• [REQUIREMENT]:
In the lines below, output everything from the first line through the line containing "inner sep=0pt] (lv1)" exactly as it is. Pictures are not part of the output.

• [INFORMATION SHOWN]:
## begin
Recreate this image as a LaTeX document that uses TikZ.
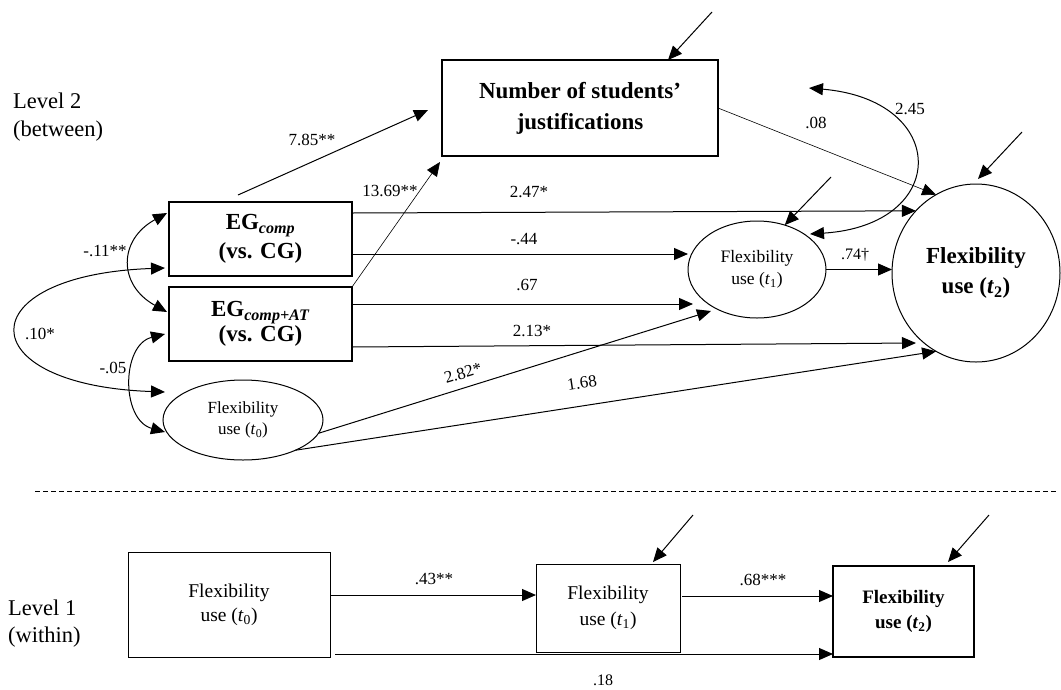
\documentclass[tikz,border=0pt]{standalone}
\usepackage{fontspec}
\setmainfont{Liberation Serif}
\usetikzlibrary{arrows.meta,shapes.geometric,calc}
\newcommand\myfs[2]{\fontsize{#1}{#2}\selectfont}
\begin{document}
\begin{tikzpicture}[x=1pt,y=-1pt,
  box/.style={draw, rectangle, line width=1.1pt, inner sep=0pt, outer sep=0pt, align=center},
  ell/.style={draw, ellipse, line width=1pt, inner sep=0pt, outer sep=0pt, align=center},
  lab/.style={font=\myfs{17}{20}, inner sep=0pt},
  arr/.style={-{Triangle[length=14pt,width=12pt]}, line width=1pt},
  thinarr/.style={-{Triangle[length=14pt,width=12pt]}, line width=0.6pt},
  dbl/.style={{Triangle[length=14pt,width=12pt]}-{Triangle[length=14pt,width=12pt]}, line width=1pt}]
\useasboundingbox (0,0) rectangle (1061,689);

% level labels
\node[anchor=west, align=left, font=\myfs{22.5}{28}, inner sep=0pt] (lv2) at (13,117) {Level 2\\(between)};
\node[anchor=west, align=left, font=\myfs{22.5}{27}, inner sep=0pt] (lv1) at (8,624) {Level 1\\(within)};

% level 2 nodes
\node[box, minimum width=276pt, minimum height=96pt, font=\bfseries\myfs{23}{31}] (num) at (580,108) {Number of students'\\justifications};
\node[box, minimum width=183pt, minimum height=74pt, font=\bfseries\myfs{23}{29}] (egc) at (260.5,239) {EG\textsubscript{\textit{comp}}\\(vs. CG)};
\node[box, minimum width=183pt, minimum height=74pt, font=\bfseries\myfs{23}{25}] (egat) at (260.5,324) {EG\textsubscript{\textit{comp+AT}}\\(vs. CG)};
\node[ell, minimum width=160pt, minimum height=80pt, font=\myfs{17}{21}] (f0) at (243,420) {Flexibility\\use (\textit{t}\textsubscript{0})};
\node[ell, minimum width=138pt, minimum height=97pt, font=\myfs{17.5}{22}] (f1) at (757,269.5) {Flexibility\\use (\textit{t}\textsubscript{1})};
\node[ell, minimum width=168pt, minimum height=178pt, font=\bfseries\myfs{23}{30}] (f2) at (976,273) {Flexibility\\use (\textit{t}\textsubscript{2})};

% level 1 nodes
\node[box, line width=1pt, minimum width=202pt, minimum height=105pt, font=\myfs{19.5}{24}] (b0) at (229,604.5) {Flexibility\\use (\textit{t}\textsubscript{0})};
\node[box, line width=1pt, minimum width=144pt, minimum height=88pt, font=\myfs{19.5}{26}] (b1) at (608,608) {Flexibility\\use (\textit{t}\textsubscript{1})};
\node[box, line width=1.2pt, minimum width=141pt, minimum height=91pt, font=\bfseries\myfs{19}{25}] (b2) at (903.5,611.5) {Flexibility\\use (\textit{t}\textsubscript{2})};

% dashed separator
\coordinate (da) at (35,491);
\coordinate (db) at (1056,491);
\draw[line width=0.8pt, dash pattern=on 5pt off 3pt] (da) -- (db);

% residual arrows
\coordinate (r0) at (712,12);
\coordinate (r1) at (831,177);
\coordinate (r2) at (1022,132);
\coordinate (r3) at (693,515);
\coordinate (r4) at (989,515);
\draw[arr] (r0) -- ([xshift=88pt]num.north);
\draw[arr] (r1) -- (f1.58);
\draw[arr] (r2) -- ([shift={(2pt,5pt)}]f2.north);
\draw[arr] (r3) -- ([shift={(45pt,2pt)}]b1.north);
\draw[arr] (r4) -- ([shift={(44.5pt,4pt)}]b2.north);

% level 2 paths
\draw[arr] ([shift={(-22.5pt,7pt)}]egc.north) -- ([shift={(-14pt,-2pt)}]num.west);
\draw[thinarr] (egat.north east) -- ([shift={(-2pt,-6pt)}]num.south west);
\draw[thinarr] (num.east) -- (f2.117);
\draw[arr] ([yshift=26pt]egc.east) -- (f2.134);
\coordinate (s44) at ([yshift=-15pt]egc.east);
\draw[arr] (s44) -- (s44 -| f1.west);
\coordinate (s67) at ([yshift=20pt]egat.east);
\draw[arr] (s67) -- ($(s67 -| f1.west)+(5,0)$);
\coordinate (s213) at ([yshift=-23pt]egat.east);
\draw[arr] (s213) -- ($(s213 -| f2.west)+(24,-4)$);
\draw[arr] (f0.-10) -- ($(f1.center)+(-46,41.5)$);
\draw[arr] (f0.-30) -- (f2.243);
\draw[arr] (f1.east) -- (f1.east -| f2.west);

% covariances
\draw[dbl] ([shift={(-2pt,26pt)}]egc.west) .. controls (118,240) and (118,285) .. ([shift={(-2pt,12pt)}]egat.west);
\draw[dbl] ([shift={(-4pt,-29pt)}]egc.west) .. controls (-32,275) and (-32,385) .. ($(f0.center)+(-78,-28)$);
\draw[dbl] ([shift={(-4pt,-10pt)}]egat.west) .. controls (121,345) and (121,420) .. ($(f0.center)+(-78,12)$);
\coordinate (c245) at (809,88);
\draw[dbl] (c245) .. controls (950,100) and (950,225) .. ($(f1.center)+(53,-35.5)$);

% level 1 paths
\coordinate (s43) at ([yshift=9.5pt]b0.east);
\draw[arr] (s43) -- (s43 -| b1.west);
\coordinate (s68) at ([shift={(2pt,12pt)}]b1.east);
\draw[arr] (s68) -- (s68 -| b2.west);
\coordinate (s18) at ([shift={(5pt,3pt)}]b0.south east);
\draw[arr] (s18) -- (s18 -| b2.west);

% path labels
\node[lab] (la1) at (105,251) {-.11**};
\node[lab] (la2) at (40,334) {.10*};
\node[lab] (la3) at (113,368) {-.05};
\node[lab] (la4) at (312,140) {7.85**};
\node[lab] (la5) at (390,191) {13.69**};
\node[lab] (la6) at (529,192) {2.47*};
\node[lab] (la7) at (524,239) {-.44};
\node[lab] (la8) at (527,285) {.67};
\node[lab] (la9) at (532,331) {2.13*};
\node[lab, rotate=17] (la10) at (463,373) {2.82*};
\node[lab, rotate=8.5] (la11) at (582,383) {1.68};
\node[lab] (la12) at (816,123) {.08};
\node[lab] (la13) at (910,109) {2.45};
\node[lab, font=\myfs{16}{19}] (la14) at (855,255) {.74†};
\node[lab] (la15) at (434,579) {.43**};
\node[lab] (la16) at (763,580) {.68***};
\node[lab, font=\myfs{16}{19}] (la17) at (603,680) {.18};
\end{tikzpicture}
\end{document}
## end
• [EXPECTED ANSWER]:
Recreate this image as a LaTeX document that uses TikZ.
\documentclass[tikz,border=0pt]{standalone}
\usepackage{fontspec}
\setmainfont{Liberation Serif}
\usetikzlibrary{arrows.meta,shapes.geometric,calc}
\newcommand\myfs[2]{\fontsize{#1}{#2}\selectfont}
\begin{document}
\begin{tikzpicture}[x=1pt,y=-1pt,
  box/.style={draw, rectangle, line width=1.1pt, inner sep=0pt, outer sep=0pt, align=center},
  ell/.style={draw, ellipse, line width=1pt, inner sep=0pt, outer sep=0pt, align=center},
  lab/.style={font=\myfs{17}{20}, inner sep=0pt},
  arr/.style={-{Triangle[length=14pt,width=12pt]}, line width=1pt},
  thinarr/.style={-{Triangle[length=14pt,width=12pt]}, line width=0.6pt},
  dbl/.style={{Triangle[length=14pt,width=12pt]}-{Triangle[length=14pt,width=12pt]}, line width=1pt}]
\useasboundingbox (0,0) rectangle (1061,689);

% level labels
\node[anchor=west, align=left, font=\myfs{22.5}{28}, inner sep=0pt] (lv2) at (13,117) {Level 2\\(between)};
\node[anchor=west, align=left, font=\myfs{22.5}{27}, inner sep=0pt] (lv1) at (8,624) {Level 1\\(within)};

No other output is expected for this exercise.